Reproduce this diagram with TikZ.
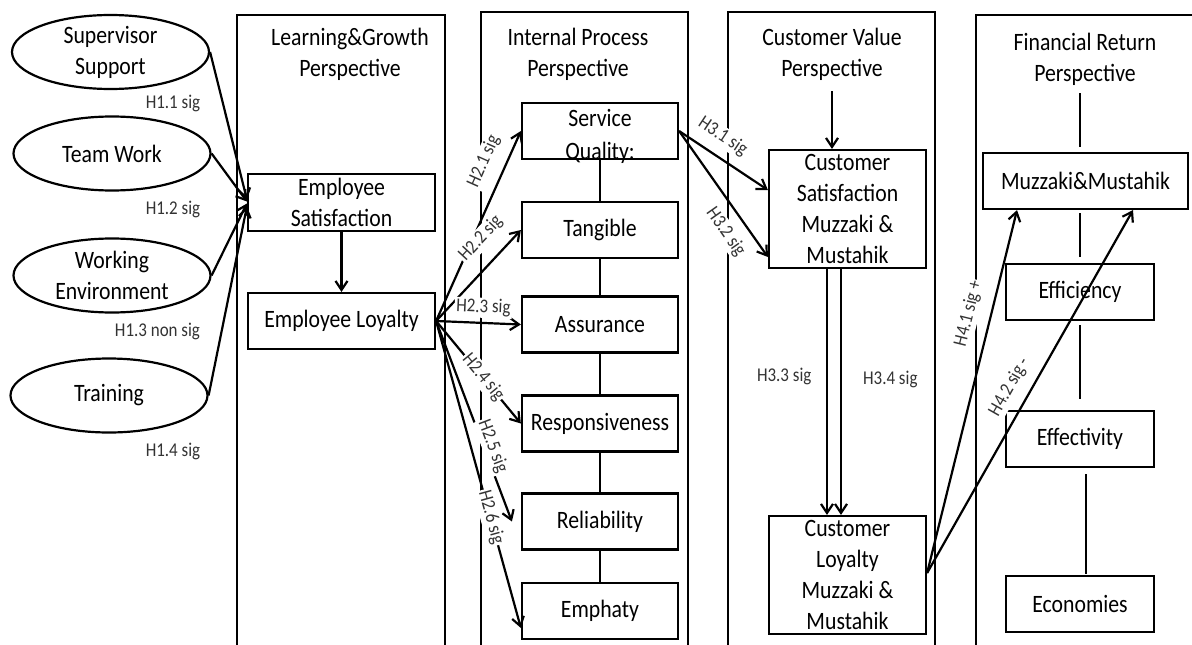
\documentclass[tikz,border=0pt]{standalone}
\usepackage{fontspec}
\setmainfont{Carlito}[FakeStretch=0.87]
\usetikzlibrary{shapes.geometric,arrows.meta}
\begin{document}
\begin{tikzpicture}[x=1pt,y=-1pt,line width=2.2pt,
  mf/.style={font=\fontsize{25}{31}\selectfont},
  bx/.style={draw, rectangle, inner sep=0pt, align=center, mf},
  ell/.style={draw, ellipse, minimum width=197pt, minimum height=74pt, inner sep=0pt},
  ttl/.style={align=center, mf, inner sep=0pt},
  lbl/.style={fill=white, inner sep=1.5pt, text height=13pt, text depth=4pt, text=black!80, font=\fontsize{19.5}{21}\selectfont},
  arr/.style={-{Straight Barb[length=9pt,width=12pt]}}]
\useasboundingbox (0,0) rectangle (1192,645);

% perspective panels (open at the bottom)
\draw (237,645) -- (237,15) -- (445,15) -- (445,645);
\draw (481,645) -- (481,12) -- (688,12) -- (688,645);
\draw (728,645) -- (728,12) -- (935,12) -- (935,645);
\draw (976,645) -- (976,15) -- (1192,15);

% titles
\node[ttl] (t1) at (350,54) {Learning\&Growth\\Perspective};
\node[ttl] (t2) at (578,54) {Internal Process\\Perspective};
\node[ttl] (t3) at (832,54) {Customer Value\\Perspective};
\node[ttl] (t4) at (1085,59) {Financial Return\\Perspective};

% antecedents
\node[ell, label={[align=center,mf,name=tSS]center:Supervisor\\Support}] (SS) at (110.5,52) {};
\node[ell, label={[align=center,mf,name=tTW]center:Team Work}] (TW) at (112,153.5) {};
\node[ell, label={[align=center,mf,name=tWE]center:Working\\Environment}] (WE) at (112,275.5) {};
\node[ell, label={[align=center,mf,name=tTR]center:Training}] (TR) at (109,395.5) {};

% learning & growth
\node[bx, minimum width=187pt, minimum height=57pt] (ES) at (341.5,202.5) {Employee\\Satisfaction};
\node[bx, minimum width=187pt, minimum height=56pt] (EL) at (341.5,321) {Employee Loyalty};

% internal process
\node[bx, minimum width=156pt, minimum height=56pt,
  label={[align=center,inner sep=0pt,yshift=-5pt,font=\fontsize{25}{33}\selectfont,name=tSQ]center:Service\\Quality:}] (SQ) at (600,131) {};
\node[bx, minimum width=156pt, minimum height=56pt] (TG) at (600,230) {Tangible};
\node[bx, minimum width=156pt, minimum height=56pt] (AS) at (600,324.5) {Assurance};
\node[bx, minimum width=156pt, minimum height=56pt] (RS) at (600,423.5) {Responsiveness};
\node[bx, minimum width=156pt, minimum height=56pt] (RL) at (600,521.5) {Reliability};
\node[bx, minimum width=156pt, minimum height=56pt] (EM) at (600,611) {Emphaty};

% customer value
\node[bx, minimum width=157pt, minimum height=118pt] (CS) at (847.5,209) {Customer\\Satisfaction\\Muzzaki \&\\Mustahik};
\node[bx, minimum width=157pt, minimum height=118pt] (CL) at (847.5,575) {Customer\\Loyalty\\Muzzaki \&\\Mustahik};

% financial return
\node[bx, minimum width=205pt, minimum height=56pt] (MM) at (1085.5,181) {Muzzaki\&Mustahik};
\node[bx, minimum width=148pt, minimum height=56pt] (EF) at (1080,292) {Efficiency};
\node[bx, minimum width=148pt, minimum height=56pt] (ET) at (1080,439) {Effectivity};
\node[bx, minimum width=148pt, minimum height=56pt] (EC) at (1080,604) {Economies};

% plain links
\draw[arr] (ES) -- (EL);
\draw (SQ) -- (TG);
\draw (TG) -- (AS);
\draw (AS) -- (RS);
\draw (RS) -- (RL);
\draw (RL) -- (EM);
\draw[arr, shorten <=10pt] (t3.south) -- (t3.south |- CS.north);
\draw[shorten <=7pt, shorten >=5pt] (t4.south -| EF.north) -- (EF.north |- MM.north);
\draw[shorten <=3pt, shorten >=6pt] (EF.north |- MM.south) -- (EF.north);
\draw[shorten <=4pt, shorten >=11pt] (EF.south) -- (ET.north);
\draw[shorten <=6pt, shorten >=1pt] ([xshift=6pt]ET.south) -- ([xshift=6pt]EC.north);

% H1
\draw[arr] (SS.east) -- ([yshift=3pt]ES.west);
\draw[arr] (TW.east) -- ([yshift=1pt]ES.west);
\draw[arr] (WE.east) -- ([yshift=-1pt]ES.west);
\draw[arr] (TR.east) -- ([yshift=-4pt]ES.west);
\node[lbl] (l11) at (173,104) {H1.1 sig};
\node[lbl] (l12) at (173,210) {H1.2 sig};
\node[lbl] (l13) at (157.5,332) {H1.3 non sig};
\node[lbl] (l14) at (173,452) {H1.4 sig};

% H2
\draw[arr] (EL.east) -- (SQ.west) node[lbl, sloped, pos=.795, above=10pt] (l21) {H2.1 sig};
\draw[arr] (EL.east) -- (TG.west) node[lbl, sloped, pos=.73, above=12pt] (l22) {H2.2 sig};
\draw[arr] (EL.east) -- (AS.west) node[lbl, sloped, pos=.55, above=4pt] (l23) {H2.3 sig};
\draw[arr] (EL.east) -- (RS.west) node[lbl, sloped, pos=.55] (l24) {H2.4 sig};
\draw[arr] (EL.east) -- ([xshift=-9pt]RL.west) node[lbl, sloped, pos=.64, above=-3pt] (l25) {H2.5 sig};
\draw[arr] (EL.east) -- ([yshift=-17pt]EM.west) node[lbl, sloped, pos=.64] (l26) {H2.6 sig};

% H3
\draw[arr] (SQ.east) -- ([yshift=19pt]CS.west) node[lbl, sloped, pos=.37, above=8pt] (l31) {H3.1 sig};
\draw[arr] (SQ.east) -- ([yshift=-48pt]CS.west) node[lbl, sloped, pos=.71, below=9.5pt] (l32) {H3.2 sig};
\draw[arr] ([xshift=-20.5pt]CS.south) -- ([xshift=-20.5pt]CL.north) node[lbl, pos=.44, left=13pt] (l33) {H3.3 sig};
\draw[arr] ([xshift=-6.5pt]CS.south) -- ([xshift=-6.5pt]CL.north) node[lbl, pos=.45, right=19.5pt] (l34) {H3.4 sig};

% H4
\draw[arr] ([yshift=2pt]CL.east) -- ([xshift=-68.5pt]MM.south) node[lbl, sloped, pos=.70, above=10.5pt] (l41) {H4.1 sig +};
\draw[arr] ([yshift=2pt]CL.east) -- ([xshift=47.5pt]MM.south) node[lbl, sloped, pos=.485, above=8.5pt] (l42) {H4.2 sig -};
\end{tikzpicture}
\end{document}
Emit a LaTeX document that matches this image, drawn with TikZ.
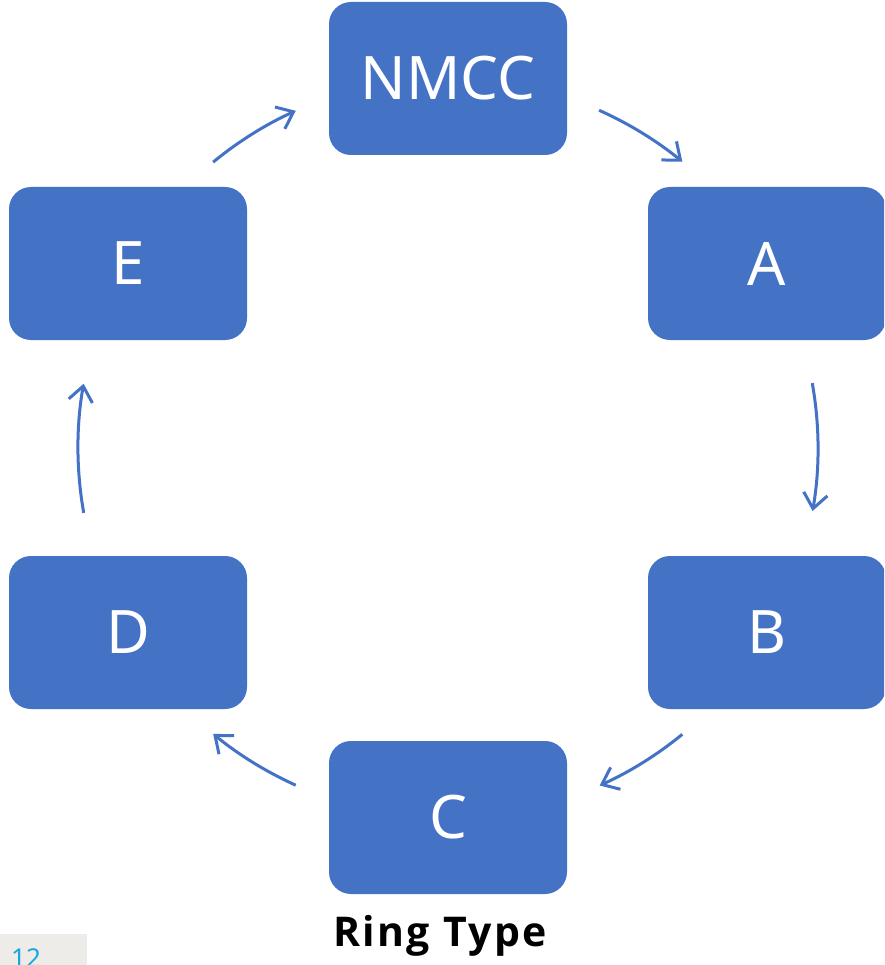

#####

STATED TASK:
From the opening line of the entries above to the line containing "(0,0) rectangle (1192,645);", please transcribe each line exactly, skipping every picture.

WRITTEN RESPONSE:
Reproduce this diagram with TikZ.
\documentclass[tikz,border=0pt]{standalone}
\usepackage{fontspec}
\setmainfont{Carlito}[FakeStretch=0.87]
\usetikzlibrary{shapes.geometric,arrows.meta}
\begin{document}
\begin{tikzpicture}[x=1pt,y=-1pt,line width=2.2pt,
  mf/.style={font=\fontsize{25}{31}\selectfont},
  bx/.style={draw, rectangle, inner sep=0pt, align=center, mf},
  ell/.style={draw, ellipse, minimum width=197pt, minimum height=74pt, inner sep=0pt},
  ttl/.style={align=center, mf, inner sep=0pt},
  lbl/.style={fill=white, inner sep=1.5pt, text height=13pt, text depth=4pt, text=black!80, font=\fontsize{19.5}{21}\selectfont},
  arr/.style={-{Straight Barb[length=9pt,width=12pt]}}]
\useasboundingbox (0,0) rectangle (1192,645);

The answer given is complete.